Josiah Quincy, whom Harvard histo rian Samuel Eliot Morison calls “the most unpopular president since Hoar,” still managed to hold out for sixteen years (1829-45). His successor was the worldly Edward Everett, former ambassador to the Court of St. James’s. Everett at first shunned the presidency as beneath his dignity—even when Professor George Ticknor urged him to take it and “defend the College against the united attacks of the Orthodox and the radicals.” Everett accepted at last, but students made his life a hell. “When I was asked to come to this university, I supposed I was to be at the head of the largest and most famous institution of learning in America,” he fussed at prayers one morning, after a night of riot. “I have been disappointed. I find myself the sub-master of an ill-disciplined school.”
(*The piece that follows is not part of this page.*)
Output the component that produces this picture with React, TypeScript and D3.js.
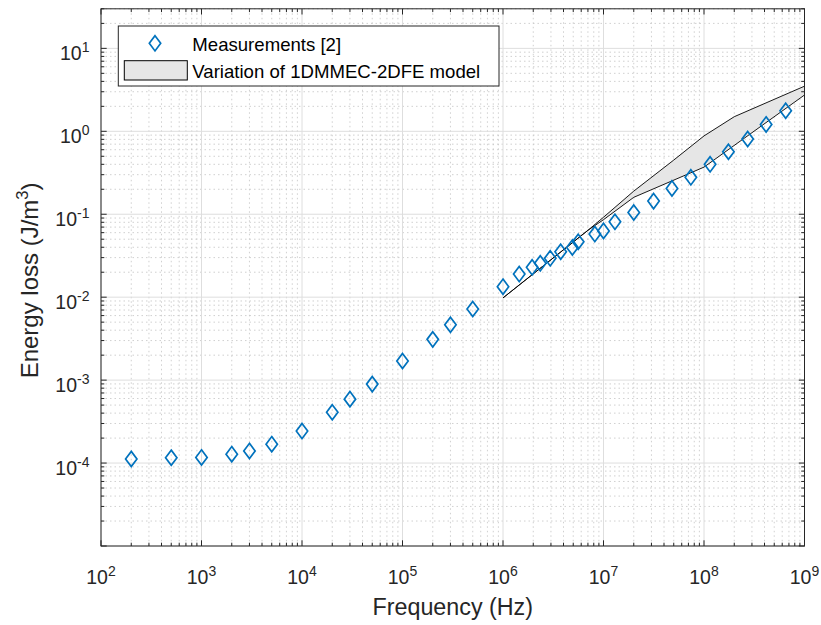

Everett resigned in pique after little more than two years (1846-49). He became Secretary of State under Millard Fillmore and was the orator whose bombastic, two-hour speech preceded Lincoln’s address at Gettysburg.

Jared Sparks (1849-53) was popular with students, but he soon resigned because of “a precarious state of health.” The Reverend James Walker (1853-60) was arthritic; Morison writes that he “disliked hobbling out at night to fulfill the traditional presidential duty of quelling every’Rinehart’ in the Yard.” (To later generations “Oh, Rinehart” was a rallying cry for nocturnal hanky-panky in the Harvard Yard.) Cornelius Conway FeIton (1860-62) was beloved as a teacher, but he confided to a colleague that “there is no more comparison between the pleasure of being professor and president in this college than there is between heaven and hell.”

The Reverend Thomas Hill (1862-68) laid groundwork for significant change at Harvard and is one of the university’s most underrated presidents. But when he spoke to a freshman class on the dangers of overexertion, noting that he had once sprained a testicle while gardening, Hill was hung for good with a very undignified nickname.

Over the last hundred years Harvard’s past four presidents have fared better. Charles William Eliot, Abbott Lawrence Lowell, and James Bryant Conant were remarkably scrappy and resourceful men. Nathan Marsh Pusey, who retired last June after eighteen years in office, is a man of abiding faith and singular steadfastness. A zest for combat and a deep store of inner strength may not be the only qualifications for a successful presidency at Harvard, but they seem to help.